To break even against:

  • approximately $3,500 annual tax savings,
    a household would need to spend approximately:
  • $115,000 to $117,000 annually on taxable purchases.

Again, that is far above what most middle-class households spend on taxable goods.


Could Home Prices Increase?

Probably yes.

Lower ownership costs generally increase demand.

However, Florida home prices are already increasing due to:

  • population growth,
  • limited inventory,
  • rising insurance costs,
  • and higher construction expenses.

Even if prices increase further, many homeowners could still benefit from:

  • lower monthly carrying costs,
  • more predictable expenses,
  • and reduced risk of being taxed out of homes they already own.

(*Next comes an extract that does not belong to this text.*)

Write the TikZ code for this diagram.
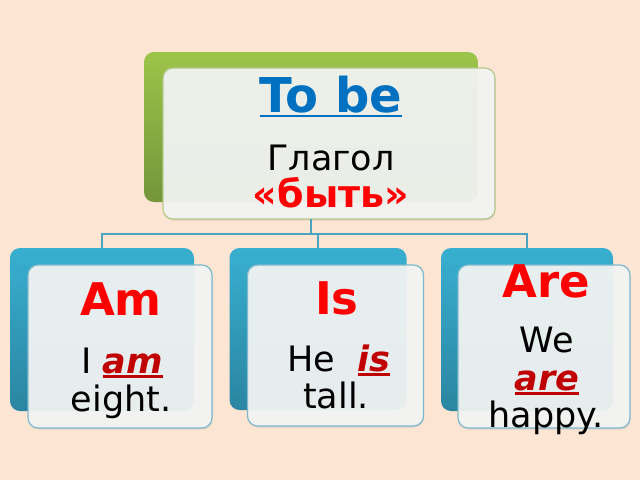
\documentclass[tikz,border=0pt]{standalone}
\usepackage{fontspec}
\setmainfont{DejaVu Sans}[BoldFont={DejaVu Sans Bold},ItalicFont={DejaVu Sans Oblique},BoldItalicFont={DejaVu Sans Bold Oblique}]
\usetikzlibrary{shapes,positioning,shadows}
\definecolor{peach}{HTML}{FDE5D3}
\definecolor{greentop}{HTML}{9DC44A}
\definecolor{greenbot}{HTML}{74953A}
\definecolor{bluetop}{HTML}{38AFD0}
\definecolor{bluebot}{HTML}{2A85A1}
\definecolor{cardfill}{HTML}{F4F5F4}
\definecolor{greenedge}{HTML}{B3C98A}
\definecolor{blueedge}{HTML}{7DB9CC}
\definecolor{linkblue}{HTML}{4BA5C0}
\definecolor{tobeblue}{HTML}{0070C0}
\definecolor{titlered}{HTML}{FF0000}
\definecolor{verbred}{HTML}{C00000}
\newcommand{\titlesize}{\fontsize{45}{48}\selectfont}
\newcommand{\bodysize}{\fontsize{35}{38}\selectfont}
\newcommand{\thickunder}[2][1.5pt]{\leavevmode\vtop{\hbox{#2}\kern#1\hrule height 2.8pt}}
\newcommand{\verbform}[1]{\textcolor{verbred}{\thickunder{\textbf{\textit{#1}}}}}
\tikzstyle{backgreen} = [rectangle, rounded corners=10pt, inner sep=0pt, outer sep=0pt, top color=greentop, bottom color=greenbot]
\tikzstyle{backblue} = [rectangle, rounded corners=10pt, inner sep=0pt, outer sep=0pt, top color=bluetop, bottom color=bluebot]
\tikzstyle{card} = [rectangle, rounded corners=10pt, inner sep=0pt, outer sep=0pt, fill=cardfill, fill opacity=0.93, line width=1.2pt, drop shadow={shadow xshift=0.5pt, shadow yshift=-1.5pt, opacity=.2}]
\tikzstyle{cardgreen} = [card, draw=greenedge]
\tikzstyle{cardblue} = [card, draw=blueedge]
\tikzstyle{title} = [anchor=base, inner sep=0pt, font=\titlesize\bfseries, text=titlered]
\tikzstyle{body} = [anchor=base, inner sep=0pt, font=\bodysize]
\tikzstyle{link} = [draw=linkblue, line width=1.5pt]

\begin{document}
\begin{tikzpicture}[x=1pt, y=-1pt]
	\useasboundingbox (0,0) rectangle (640,480);
	\fill[peach] (0,0) rectangle (640,480);
	% back plates
	\node[backgreen, minimum width=334pt, minimum height=150pt] (tobe-back) at (311,127) {};
	\node[backblue, minimum width=184pt, minimum height=163pt] (am-back) at (102,329.5) {};
	\node[backblue, minimum width=177pt, minimum height=162pt] (is-back) at (318,329) {};
	\node[backblue, minimum width=172pt, minimum height=163pt] (are-back) at (527,329.5) {};
	% cards
	\node[cardgreen, minimum width=332pt, minimum height=151pt, below right=16pt and 19pt of tobe-back.north west] (tobe-card) {};
	\node[cardblue, minimum width=184pt, minimum height=163pt, below right=17pt and 18pt of am-back.north west] (am-card) {};
	\node[cardblue, minimum width=176pt, minimum height=161pt, below right=17pt and 18pt of is-back.north west] (is-card) {};
	\node[cardblue, minimum width=172pt, minimum height=163pt, below right=17pt and 17pt of are-back.north west] (are-card) {};
	% connectors
	\coordinate (bus) at (0,234);
	\draw[link] (tobe-back.south |- tobe-card.south) -- (tobe-back.south |- bus);
	\draw[link] (am-back.north) -- (am-back.north |- bus) -- (are-back.north |- bus) -- (are-back.north);
	\draw[link] (is-back.north) -- (is-back.north |- bus);
	% texts
	\node[title, font=\fontsize{48}{50}\selectfont\bfseries, text=tobeblue] (tobe-title) at (331,112) {\thickunder[2pt]{To be}};
	\node[body] (tobe-line1) at (331,170) {Глагол};
	\node[body, font=\fontsize{38}{40}\selectfont\bfseries, text=titlered] (tobe-line2) at (331,207) {«быть»};
	\node[title] (am-title) at (121,315) {Am};
	\node[body] (am-line1) at (122,373) {I \verbform{am}};
	\node[body] (am-line2) at (121,411) {eight.};
	\node[title] (is-title) at (337,314) {Is};
	\node[body] (is-line1) at (339,371) {He\ \ \verbform{is}};
	\node[body] (is-line2) at (336,408) {tall.};
	\node[title] (are-title) at (546,297) {Are};
	\node[body] (are-line1) at (547,352) {We};
	\node[body] (are-line2) at (547,390) {\verbform{are}};
	\node[body] (are-line3) at (546,427) {happy.};
\end{tikzpicture}
\end{document}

Possible Long-Term Benefits

Potential long-term benefits could include:

✅ Supporting more residential construction throughout Florida

✅ Encouraging development beyond overcrowded metro areas

✅ Expanding suburban and rural housing opportunities

✅ Driving infrastructure investment:
roads, utilities, broadband, schools, and transportation

✅ Creating additional jobs across:
construction, engineering, trades, logistics, and services

✅ Making Florida more competitive compared to high-tax states

✅ Helping retirees remain in homes they already paid off

✅ Lowering long-term fixed housing costs

✅ Improving disaster-recovery resilience after hurricanes and insurance spikes

✅ Encouraging redevelopment of underutilized land outside dense urban corridors


Legitimate Concerns Still Exist

At the same time, legitimate concerns absolutely exist.

The current proposal does not fully guarantee that local governments would not attempt to offset lost revenue elsewhere through:

  • higher fees,
  • assessments,
  • utility increases,
  • permit costs,
  • or future tax adjustments.

That is why:

  • transparency,
  • accountability,
  • and constitutional safeguards
    remain extremely important.

Final Thoughts

Ultimately, this conversation is not only political.

It is also about long-term affordability and one basic question:

Should Florida homeowners continue paying large annual taxes forever on homes they already spent decades paying off?